Records with drawing code
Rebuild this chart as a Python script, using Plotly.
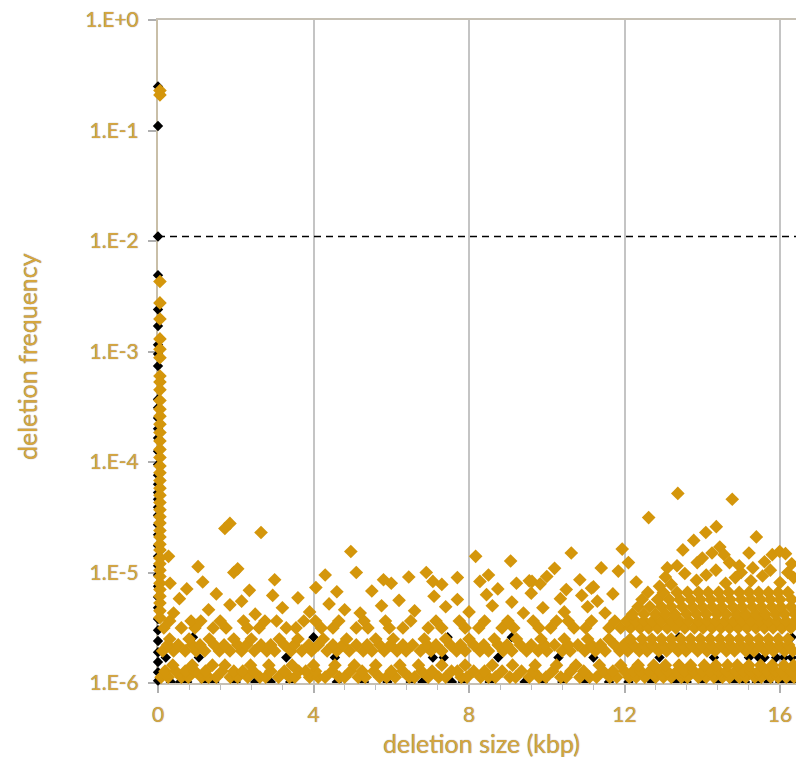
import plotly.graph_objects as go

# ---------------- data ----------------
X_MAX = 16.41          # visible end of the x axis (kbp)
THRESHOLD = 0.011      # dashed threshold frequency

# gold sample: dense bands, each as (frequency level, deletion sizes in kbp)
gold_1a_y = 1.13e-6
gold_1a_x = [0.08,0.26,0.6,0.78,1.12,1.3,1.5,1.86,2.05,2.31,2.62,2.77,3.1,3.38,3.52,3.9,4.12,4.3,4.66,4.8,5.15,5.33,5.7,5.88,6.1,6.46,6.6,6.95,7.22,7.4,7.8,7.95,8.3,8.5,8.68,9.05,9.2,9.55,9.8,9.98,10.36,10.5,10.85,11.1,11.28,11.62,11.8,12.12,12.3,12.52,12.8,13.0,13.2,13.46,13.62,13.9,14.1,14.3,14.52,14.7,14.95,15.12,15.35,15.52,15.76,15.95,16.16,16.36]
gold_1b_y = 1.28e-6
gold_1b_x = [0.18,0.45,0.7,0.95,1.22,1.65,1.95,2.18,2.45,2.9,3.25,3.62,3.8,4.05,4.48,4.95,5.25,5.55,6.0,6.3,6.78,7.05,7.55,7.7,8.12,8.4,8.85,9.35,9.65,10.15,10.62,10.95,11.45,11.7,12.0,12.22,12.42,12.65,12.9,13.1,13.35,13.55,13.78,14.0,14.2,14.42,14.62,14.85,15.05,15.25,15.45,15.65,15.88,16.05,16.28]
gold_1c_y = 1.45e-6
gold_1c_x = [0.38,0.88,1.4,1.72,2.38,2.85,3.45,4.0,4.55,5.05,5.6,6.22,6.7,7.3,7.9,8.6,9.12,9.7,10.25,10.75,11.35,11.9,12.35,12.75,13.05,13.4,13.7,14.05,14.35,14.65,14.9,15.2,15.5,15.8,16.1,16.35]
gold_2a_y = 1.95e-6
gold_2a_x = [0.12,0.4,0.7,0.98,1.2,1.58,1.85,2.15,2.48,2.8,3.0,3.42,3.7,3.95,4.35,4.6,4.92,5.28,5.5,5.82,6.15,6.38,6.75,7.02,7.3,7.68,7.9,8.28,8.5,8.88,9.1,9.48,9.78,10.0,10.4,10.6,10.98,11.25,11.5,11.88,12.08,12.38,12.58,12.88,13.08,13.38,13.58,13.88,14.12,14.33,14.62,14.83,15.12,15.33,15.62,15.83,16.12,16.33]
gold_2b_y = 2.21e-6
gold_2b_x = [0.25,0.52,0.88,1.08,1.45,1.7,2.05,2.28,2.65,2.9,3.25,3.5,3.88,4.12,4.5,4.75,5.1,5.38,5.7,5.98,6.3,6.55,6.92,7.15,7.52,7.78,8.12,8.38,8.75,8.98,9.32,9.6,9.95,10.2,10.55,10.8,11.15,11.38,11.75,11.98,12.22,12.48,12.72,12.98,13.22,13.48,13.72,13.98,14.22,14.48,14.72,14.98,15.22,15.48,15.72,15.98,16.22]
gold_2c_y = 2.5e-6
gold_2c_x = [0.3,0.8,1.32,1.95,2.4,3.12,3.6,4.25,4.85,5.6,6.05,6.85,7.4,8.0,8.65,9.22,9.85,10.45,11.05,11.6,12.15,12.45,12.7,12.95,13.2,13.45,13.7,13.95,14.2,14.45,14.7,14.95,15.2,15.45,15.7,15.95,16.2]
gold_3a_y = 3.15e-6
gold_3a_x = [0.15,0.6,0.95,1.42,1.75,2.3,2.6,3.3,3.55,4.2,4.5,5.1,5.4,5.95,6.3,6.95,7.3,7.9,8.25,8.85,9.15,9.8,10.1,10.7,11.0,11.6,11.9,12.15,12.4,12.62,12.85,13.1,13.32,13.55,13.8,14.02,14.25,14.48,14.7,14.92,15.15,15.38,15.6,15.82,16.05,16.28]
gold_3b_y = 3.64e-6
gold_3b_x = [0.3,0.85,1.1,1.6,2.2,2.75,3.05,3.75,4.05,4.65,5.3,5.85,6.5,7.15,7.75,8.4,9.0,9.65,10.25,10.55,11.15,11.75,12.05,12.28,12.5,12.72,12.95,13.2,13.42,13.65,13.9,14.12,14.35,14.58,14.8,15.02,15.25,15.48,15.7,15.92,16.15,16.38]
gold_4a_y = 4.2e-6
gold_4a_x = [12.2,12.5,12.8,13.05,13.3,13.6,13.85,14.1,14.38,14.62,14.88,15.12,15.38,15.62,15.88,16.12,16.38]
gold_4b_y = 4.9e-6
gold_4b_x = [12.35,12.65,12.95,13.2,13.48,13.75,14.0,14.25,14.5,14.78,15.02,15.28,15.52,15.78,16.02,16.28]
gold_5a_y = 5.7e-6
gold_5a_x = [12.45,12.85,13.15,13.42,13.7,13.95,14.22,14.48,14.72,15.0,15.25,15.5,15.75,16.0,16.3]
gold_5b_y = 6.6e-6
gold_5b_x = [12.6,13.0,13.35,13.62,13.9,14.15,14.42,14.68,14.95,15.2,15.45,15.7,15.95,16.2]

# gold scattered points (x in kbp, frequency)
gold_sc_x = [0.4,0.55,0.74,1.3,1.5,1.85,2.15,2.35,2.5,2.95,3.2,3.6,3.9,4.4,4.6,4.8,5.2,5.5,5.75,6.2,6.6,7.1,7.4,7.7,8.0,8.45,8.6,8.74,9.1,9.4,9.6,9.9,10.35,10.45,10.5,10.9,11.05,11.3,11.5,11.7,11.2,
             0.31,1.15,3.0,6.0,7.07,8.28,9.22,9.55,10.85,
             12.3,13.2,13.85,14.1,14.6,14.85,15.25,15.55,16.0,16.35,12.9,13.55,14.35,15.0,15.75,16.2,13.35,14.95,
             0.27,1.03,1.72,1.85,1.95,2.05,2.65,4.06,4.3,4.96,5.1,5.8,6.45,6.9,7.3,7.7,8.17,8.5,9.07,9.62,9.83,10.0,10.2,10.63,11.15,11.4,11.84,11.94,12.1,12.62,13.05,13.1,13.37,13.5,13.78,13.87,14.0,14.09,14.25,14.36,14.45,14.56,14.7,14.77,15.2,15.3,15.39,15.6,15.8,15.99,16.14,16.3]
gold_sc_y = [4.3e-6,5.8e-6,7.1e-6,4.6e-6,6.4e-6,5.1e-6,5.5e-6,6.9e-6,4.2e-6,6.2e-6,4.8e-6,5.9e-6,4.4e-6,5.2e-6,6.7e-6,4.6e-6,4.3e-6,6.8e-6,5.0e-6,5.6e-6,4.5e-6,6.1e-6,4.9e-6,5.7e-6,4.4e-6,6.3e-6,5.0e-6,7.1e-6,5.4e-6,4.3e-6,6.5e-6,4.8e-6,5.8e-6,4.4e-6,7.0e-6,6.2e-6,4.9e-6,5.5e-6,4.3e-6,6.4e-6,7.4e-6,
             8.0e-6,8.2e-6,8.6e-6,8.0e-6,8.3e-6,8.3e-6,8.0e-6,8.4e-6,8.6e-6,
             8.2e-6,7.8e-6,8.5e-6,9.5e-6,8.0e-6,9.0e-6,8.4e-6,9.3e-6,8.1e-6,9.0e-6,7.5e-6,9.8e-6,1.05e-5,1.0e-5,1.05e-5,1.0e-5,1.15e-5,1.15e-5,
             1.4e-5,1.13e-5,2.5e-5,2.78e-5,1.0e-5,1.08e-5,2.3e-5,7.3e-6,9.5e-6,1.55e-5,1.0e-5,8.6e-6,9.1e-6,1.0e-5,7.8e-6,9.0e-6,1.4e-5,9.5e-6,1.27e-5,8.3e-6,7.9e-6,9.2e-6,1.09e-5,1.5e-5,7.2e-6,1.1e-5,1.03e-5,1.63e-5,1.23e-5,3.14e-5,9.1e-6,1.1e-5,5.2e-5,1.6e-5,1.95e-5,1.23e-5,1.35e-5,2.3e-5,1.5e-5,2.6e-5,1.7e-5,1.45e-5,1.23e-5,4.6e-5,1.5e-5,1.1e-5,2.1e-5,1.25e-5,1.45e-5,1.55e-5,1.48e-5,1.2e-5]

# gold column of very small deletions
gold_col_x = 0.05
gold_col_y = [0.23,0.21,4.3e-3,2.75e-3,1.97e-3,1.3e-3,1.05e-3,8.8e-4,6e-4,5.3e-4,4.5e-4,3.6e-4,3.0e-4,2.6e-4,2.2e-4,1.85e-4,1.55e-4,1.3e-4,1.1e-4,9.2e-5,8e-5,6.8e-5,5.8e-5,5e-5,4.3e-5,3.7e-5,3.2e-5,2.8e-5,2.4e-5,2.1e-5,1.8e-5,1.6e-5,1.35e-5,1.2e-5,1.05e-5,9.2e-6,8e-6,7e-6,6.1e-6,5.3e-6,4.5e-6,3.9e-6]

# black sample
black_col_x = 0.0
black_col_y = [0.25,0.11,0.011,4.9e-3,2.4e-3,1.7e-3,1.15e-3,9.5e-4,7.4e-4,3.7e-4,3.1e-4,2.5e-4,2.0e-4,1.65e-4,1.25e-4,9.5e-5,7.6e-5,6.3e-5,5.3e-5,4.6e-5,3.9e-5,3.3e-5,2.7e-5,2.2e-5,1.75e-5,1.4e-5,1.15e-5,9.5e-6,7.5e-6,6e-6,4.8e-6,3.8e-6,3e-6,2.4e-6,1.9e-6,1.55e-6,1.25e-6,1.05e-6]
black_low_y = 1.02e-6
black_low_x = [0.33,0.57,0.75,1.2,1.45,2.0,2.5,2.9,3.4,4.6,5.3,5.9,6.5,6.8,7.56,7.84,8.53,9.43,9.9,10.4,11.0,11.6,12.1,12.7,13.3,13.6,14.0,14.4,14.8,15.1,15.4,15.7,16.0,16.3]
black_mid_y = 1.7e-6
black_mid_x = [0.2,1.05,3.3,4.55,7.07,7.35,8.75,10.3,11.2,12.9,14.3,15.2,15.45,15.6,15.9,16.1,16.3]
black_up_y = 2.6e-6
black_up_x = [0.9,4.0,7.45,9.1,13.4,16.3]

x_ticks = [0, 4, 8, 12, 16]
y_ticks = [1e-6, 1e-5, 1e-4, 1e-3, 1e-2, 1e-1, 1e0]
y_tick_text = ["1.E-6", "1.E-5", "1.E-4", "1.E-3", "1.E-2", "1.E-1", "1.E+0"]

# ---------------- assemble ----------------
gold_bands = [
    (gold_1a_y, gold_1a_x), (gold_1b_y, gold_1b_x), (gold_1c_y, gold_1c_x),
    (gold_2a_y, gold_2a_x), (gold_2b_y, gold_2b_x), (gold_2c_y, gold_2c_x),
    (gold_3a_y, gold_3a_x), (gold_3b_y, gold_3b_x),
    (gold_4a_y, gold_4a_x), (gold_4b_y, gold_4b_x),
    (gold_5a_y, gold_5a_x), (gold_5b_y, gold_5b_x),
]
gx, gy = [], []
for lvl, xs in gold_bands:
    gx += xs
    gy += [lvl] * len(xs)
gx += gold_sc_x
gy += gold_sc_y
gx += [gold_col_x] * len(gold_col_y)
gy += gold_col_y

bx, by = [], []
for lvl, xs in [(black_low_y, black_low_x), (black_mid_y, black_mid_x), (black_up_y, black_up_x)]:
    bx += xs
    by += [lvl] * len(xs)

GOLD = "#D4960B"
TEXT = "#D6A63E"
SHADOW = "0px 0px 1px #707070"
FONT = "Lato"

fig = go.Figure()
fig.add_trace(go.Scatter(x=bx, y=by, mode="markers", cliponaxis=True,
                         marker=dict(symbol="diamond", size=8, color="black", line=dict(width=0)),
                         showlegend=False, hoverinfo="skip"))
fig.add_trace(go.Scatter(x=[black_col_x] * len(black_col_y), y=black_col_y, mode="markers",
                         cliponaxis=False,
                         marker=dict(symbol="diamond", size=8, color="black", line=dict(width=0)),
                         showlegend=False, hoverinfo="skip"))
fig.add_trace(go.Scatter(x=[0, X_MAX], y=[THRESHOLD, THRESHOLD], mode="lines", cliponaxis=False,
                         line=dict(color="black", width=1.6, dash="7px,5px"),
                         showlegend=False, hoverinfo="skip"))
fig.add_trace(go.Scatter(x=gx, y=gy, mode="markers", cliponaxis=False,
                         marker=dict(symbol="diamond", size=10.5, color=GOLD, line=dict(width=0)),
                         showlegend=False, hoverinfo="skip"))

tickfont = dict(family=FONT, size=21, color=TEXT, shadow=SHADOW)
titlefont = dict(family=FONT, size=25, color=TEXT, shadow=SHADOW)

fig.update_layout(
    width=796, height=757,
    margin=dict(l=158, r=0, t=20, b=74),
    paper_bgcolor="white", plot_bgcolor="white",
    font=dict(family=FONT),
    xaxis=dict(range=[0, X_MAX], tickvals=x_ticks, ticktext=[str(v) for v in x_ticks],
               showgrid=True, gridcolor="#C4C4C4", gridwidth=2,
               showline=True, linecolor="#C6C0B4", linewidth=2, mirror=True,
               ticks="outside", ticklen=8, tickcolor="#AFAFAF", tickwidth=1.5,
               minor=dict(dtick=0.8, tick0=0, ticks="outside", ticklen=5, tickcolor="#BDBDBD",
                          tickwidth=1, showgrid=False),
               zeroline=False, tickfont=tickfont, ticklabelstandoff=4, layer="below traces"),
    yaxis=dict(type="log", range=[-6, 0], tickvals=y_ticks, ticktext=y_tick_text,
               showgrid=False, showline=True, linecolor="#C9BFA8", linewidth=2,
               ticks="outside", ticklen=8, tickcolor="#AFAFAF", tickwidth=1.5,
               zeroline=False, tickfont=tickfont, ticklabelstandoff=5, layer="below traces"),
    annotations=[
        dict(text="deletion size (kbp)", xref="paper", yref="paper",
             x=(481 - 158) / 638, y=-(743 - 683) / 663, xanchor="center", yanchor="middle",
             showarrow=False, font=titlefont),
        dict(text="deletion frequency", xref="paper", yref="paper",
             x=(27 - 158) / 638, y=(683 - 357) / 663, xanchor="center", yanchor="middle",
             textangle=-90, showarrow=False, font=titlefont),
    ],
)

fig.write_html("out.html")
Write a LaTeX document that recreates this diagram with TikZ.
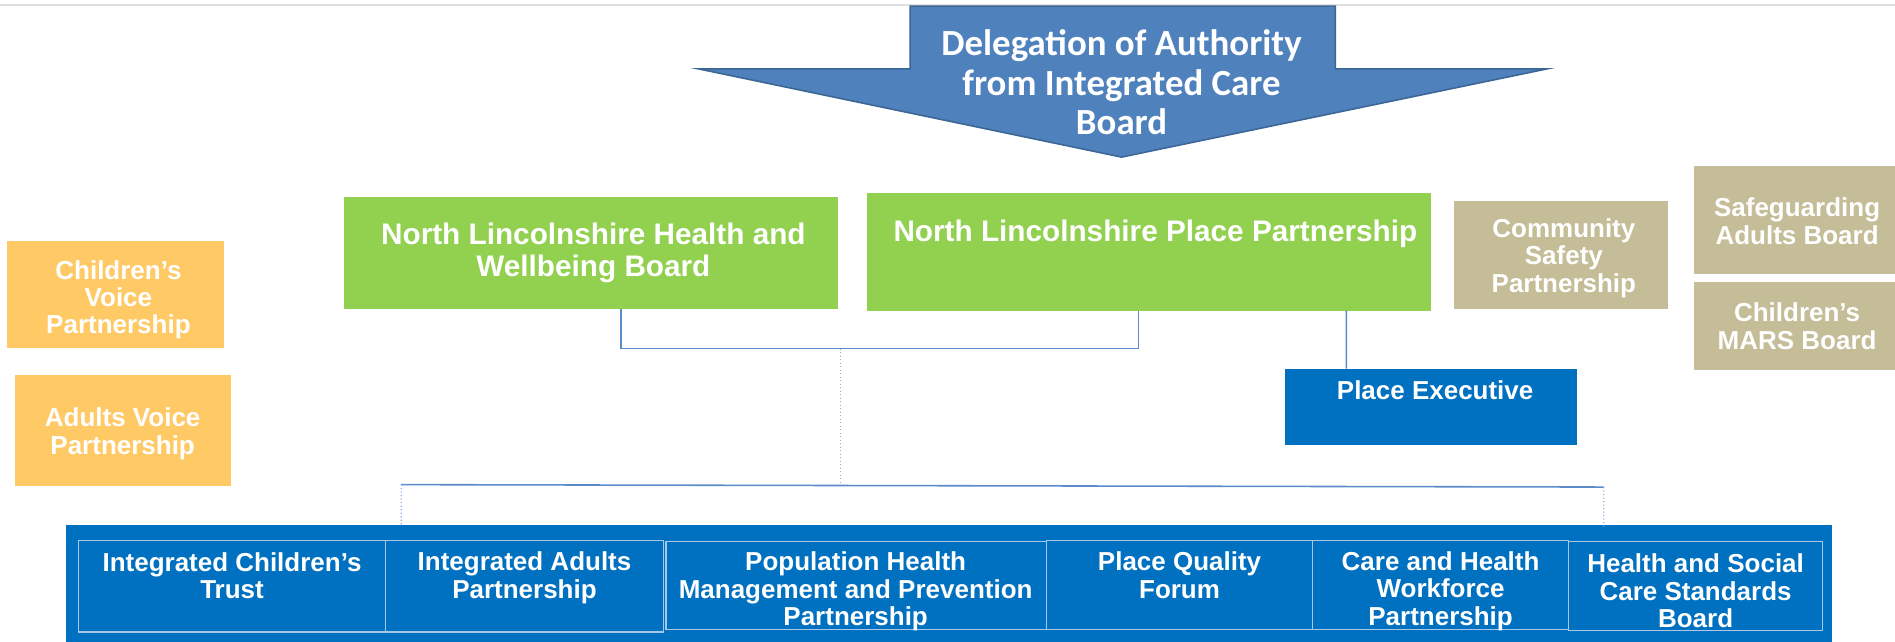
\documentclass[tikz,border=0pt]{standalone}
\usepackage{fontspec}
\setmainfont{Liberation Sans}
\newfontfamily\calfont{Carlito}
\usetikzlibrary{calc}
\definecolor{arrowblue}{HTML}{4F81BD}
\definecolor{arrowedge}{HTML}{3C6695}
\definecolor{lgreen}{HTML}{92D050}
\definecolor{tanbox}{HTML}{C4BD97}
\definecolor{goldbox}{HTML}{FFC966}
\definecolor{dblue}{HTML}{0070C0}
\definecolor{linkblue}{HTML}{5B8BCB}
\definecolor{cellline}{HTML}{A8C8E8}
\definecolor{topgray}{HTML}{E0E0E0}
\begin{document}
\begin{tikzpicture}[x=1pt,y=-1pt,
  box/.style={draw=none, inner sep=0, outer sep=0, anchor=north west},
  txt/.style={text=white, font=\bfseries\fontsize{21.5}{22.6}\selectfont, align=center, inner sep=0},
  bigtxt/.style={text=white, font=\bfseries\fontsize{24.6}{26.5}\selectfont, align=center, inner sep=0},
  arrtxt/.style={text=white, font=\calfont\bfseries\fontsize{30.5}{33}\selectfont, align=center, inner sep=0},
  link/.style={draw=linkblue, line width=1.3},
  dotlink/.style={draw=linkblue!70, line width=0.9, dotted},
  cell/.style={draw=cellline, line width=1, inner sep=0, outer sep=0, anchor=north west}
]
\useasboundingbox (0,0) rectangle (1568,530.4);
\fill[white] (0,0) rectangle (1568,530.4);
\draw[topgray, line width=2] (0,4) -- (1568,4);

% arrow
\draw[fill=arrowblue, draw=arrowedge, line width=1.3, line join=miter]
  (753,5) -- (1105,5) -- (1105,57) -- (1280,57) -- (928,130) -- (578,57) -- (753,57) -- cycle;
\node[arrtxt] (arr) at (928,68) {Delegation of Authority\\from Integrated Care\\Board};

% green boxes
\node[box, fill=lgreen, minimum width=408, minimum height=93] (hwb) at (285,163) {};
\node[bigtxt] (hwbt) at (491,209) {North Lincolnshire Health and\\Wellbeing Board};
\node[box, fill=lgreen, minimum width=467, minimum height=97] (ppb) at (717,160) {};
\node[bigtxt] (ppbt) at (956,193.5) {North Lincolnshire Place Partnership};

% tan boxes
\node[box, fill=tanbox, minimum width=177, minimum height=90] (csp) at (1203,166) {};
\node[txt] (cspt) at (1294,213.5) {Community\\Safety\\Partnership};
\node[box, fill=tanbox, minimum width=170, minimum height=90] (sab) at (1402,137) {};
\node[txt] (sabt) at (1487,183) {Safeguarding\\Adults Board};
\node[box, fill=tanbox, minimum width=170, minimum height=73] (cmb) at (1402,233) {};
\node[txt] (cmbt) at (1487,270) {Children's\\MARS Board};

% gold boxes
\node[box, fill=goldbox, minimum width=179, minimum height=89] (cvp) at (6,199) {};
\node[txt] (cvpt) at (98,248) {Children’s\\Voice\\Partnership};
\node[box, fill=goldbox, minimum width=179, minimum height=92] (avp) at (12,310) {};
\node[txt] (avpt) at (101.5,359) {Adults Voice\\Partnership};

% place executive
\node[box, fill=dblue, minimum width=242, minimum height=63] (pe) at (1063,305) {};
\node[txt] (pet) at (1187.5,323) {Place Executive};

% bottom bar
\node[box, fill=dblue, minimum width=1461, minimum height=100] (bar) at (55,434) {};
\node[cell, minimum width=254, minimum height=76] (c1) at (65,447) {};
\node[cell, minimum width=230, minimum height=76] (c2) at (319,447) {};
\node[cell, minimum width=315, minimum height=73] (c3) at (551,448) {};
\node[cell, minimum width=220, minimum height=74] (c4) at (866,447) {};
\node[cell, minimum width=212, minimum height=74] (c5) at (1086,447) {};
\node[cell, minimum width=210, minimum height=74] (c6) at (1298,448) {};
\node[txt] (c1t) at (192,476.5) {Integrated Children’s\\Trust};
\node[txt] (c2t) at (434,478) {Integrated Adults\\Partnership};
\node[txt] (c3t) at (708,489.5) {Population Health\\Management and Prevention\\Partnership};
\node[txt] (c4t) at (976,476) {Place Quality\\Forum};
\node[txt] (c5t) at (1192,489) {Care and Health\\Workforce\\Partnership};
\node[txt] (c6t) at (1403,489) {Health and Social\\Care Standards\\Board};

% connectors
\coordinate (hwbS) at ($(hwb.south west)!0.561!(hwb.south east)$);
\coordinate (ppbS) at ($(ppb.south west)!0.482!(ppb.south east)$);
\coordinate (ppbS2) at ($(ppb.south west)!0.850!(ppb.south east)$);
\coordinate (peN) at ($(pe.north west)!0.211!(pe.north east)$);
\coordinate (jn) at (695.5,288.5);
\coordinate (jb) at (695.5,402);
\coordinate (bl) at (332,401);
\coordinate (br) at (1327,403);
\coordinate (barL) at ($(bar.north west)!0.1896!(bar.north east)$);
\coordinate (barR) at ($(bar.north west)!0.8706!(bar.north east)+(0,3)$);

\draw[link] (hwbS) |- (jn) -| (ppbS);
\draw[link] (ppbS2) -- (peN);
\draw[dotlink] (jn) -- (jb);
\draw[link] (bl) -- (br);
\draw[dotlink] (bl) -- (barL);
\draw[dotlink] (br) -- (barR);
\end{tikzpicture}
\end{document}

- What is being asked
Please quote the lines of the material, beginning with the first and ending with the one that contains "THRESHOLD = 0.011", exactly as written and without any pictures.

- Solution below
Rebuild this chart as a Python script, using Plotly.
import plotly.graph_objects as go

# ---------------- data ----------------
X_MAX = 16.41          # visible end of the x axis (kbp)
THRESHOLD = 0.011      # dashed threshold frequency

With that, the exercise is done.